As for your idea of emigrating, I don’t know what has possessed you, but can imagine only that you have been overcome by your tribulations. Do not yield to them! My goodness, Brian, you are an Englishman. Apart from the spreading of the Anglo-Saxon good word – don’t think that I denigrate that activity – what would face you? You must remember that ninety-nine per cent of the world’s population comprises foreigners. Where would you go? It is (barely) conceivable that you might find your feet in, say, New Zealand, Australia, Canada, or – and I hesitate to say this – the United States of America. You would have a hard time in the last-named place, as the order of the day there is dog-eat-dog and devil take the hindmost. Do you really want that? Of course not. You wouldn’t last five minutes.
Face it, Brian. You are at best partially qualified in the financial sphere, where many of us believe ourselves to be experts. Wherever you were to go, you would find yourself swilled away as in a vortex. Also, you have a family, and no matter what the immigration officers say, they are looking for strong-backed, weak-minded, footloose chaps to grovel around in mines, or sweat twelve hours a day on some grandiose project. Do you see yourself as a latter-day toiler on whatever scheme has replaced the Hoover Dam or the Snowy River thing.
Now to more prosaic matters.
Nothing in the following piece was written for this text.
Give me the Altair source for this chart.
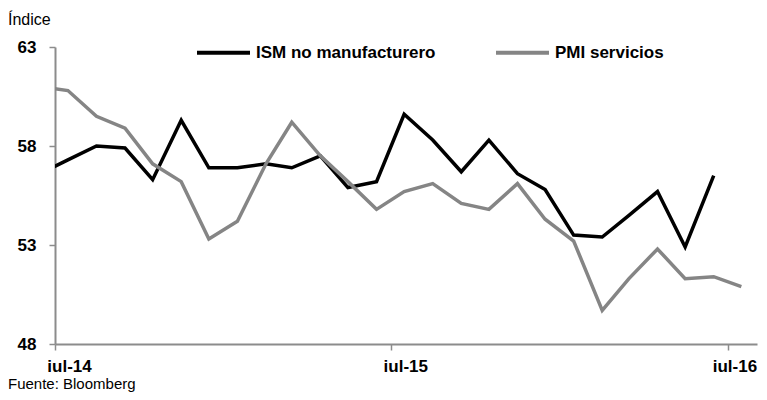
import altair as alt
import pandas as pd

# Monthly data (mid-month), first point jun-14 is clipped at the axis start
ism = [56.6, 57.3, 58.0, 57.9, 56.3, 59.3, 56.9, 56.9, 57.1, 56.9, 57.5, 55.9, 56.2,
       59.6, 58.3, 56.7, 58.3, 56.6, 55.8, 53.5, 53.4, 54.5, 55.7, 52.9, 56.5]
pmi = [61.0, 60.8, 59.5, 58.9, 57.1, 56.2, 53.3, 54.2, 57.1, 59.2, 57.5, 56.2, 54.8,
       55.7, 56.1, 55.1, 54.8, 56.1, 54.3, 53.2, 49.7, 51.3, 52.8, 51.3, 51.4, 50.9]
series_names = ["ISM no manufacturero", "PMI servicios"]
series_colors = ["#000000", "#858585"]
y_ticks = [48, 53, 58, 63]
x_ticks = ["2014-07-01", "2015-07-01", "2016-07-01"]

month_starts = pd.date_range("2014-06-01", periods=26, freq="MS")
dates = [d + pd.Timedelta(days=14) for d in month_starts]

rows = []
for d, v in zip(dates, ism):
    rows.append({"fecha": d, "valor": v, "serie": series_names[0]})
for d, v in zip(dates, pmi):
    rows.append({"fecha": d, "valor": v, "serie": series_names[1]})
df = pd.DataFrame(rows)

FONT = "Liberation Sans"

last_label = "datum.value > datetime(2016, 0, 1)"

lines = alt.Chart(df).mark_line(strokeWidth=3.5, clip=True).encode(
    x=alt.X("fecha:T",
            scale=alt.Scale(domain=["2014-07-01", "2016-08-01"]),
            axis=alt.Axis(values=x_ticks, title=None, grid=False,
                          labelExpr="'iul-' + timeFormat(datum.value, '%y')",
                          labelFont=FONT, labelFontWeight="bold", labelFontSize=17,
                          labelColor="#000000",
                          labelOffset=alt.condition(last_label, alt.value(6), alt.value(14)),
                          labelPadding=8,
                          tickSize=6, labelFlush=False, labelOverlap=False)),
    y=alt.Y("valor:Q",
            scale=alt.Scale(domain=[48, 63], nice=False, zero=False),
            axis=alt.Axis(values=y_ticks, title=None, grid=False,
                          labelFont=FONT, labelFontWeight="bold", labelFontSize=17,
                          labelColor="#000000", tickSize=6, labelPadding=13)),
    color=alt.Color("serie:N",
                    scale=alt.Scale(domain=series_names, range=series_colors),
                    legend=alt.Legend(title=None, orient="none", legendX=140, legendY=-23,
                                      direction="horizontal", symbolType="stroke",
                                      symbolStrokeWidth=4, symbolSize=2809,
                                      labelFont=FONT, labelFontWeight="bold",
                                      labelFontSize=17, labelColor="#000000",
                                      labelOffset=4, columnPadding=52, labelLimit=0)),
)

notes = pd.DataFrame({"txt": ["Índice"]})
indice = alt.Chart(notes).mark_text(
    font=FONT, fontSize=16, align="left", baseline="alphabetic", color="#000000"
).encode(x=alt.value(-47), y=alt.value(-22), text="txt:N")

src = pd.DataFrame({"txt": ["Fuente: Bloomberg"]})
fuente = alt.Chart(src).mark_text(
    font=FONT, fontSize=15, align="left", baseline="alphabetic", color="#000000"
).encode(x=alt.value(-47), y=alt.value(341.5), text="txt:N")

chart = alt.layer(lines, indice, fuente).properties(
    width=702, height=297,
    autosize=alt.AutoSizeParams(type="none"),
    padding={"left": 47, "top": 39, "right": 2, "bottom": 48},
).configure_view(stroke=None).configure_axis(
    domainColor="#8c8c8c", tickColor="#8c8c8c", domainWidth=2, tickWidth=1.5
)

chart.save("out.html", embed_options={"renderer": "svg", "actions": False})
I fully understand your desire to keep our exchanges from the prying eyes of your chief. The truth is that I do not keep a full record of my correspondence – further evidence that I am not small-minded – so don’t know whether or not you have missed anything. If you have, I am sure it will re-emerge if it is important. Don’t give this another thought.
I am depressed by your continual nagging about the small matter that lies between us, especially as you have seen fit to state that yet another of these annoying monthly instalments has been added to my woes. This is almost too trivial to discuss. Can’t you think of the sweep of history? Remember the words of Omar Khayyam. His text is not to hand here, but he said something about one’s being oneself with yesterday’s seven thousand years. In case you don’t get it, he meant that after we have spent a little time on this plane, we pass on to join others who have come and gone. You may think this minor debt thing is important, but I ask you to accept that in the fullness of time, both of us will be forgotten. Nobody will care who owed what to whom.
I have already supplied you with information worth far more than the monetary sum you mention, and you don’t know what else I have to reveal – do not think that my resources are exhausted. This episode will result in greater benefits to you than to me. It is all a question of karmic balance. One keeps on doing the right thing and eventually one reaps the reward. Brian, you are dealing with a man of honour, as you will finally recognise. By the way, I have just heard that Aunt Ethel is declining further and faster, and as she does so, my prospects rise in direct proportion.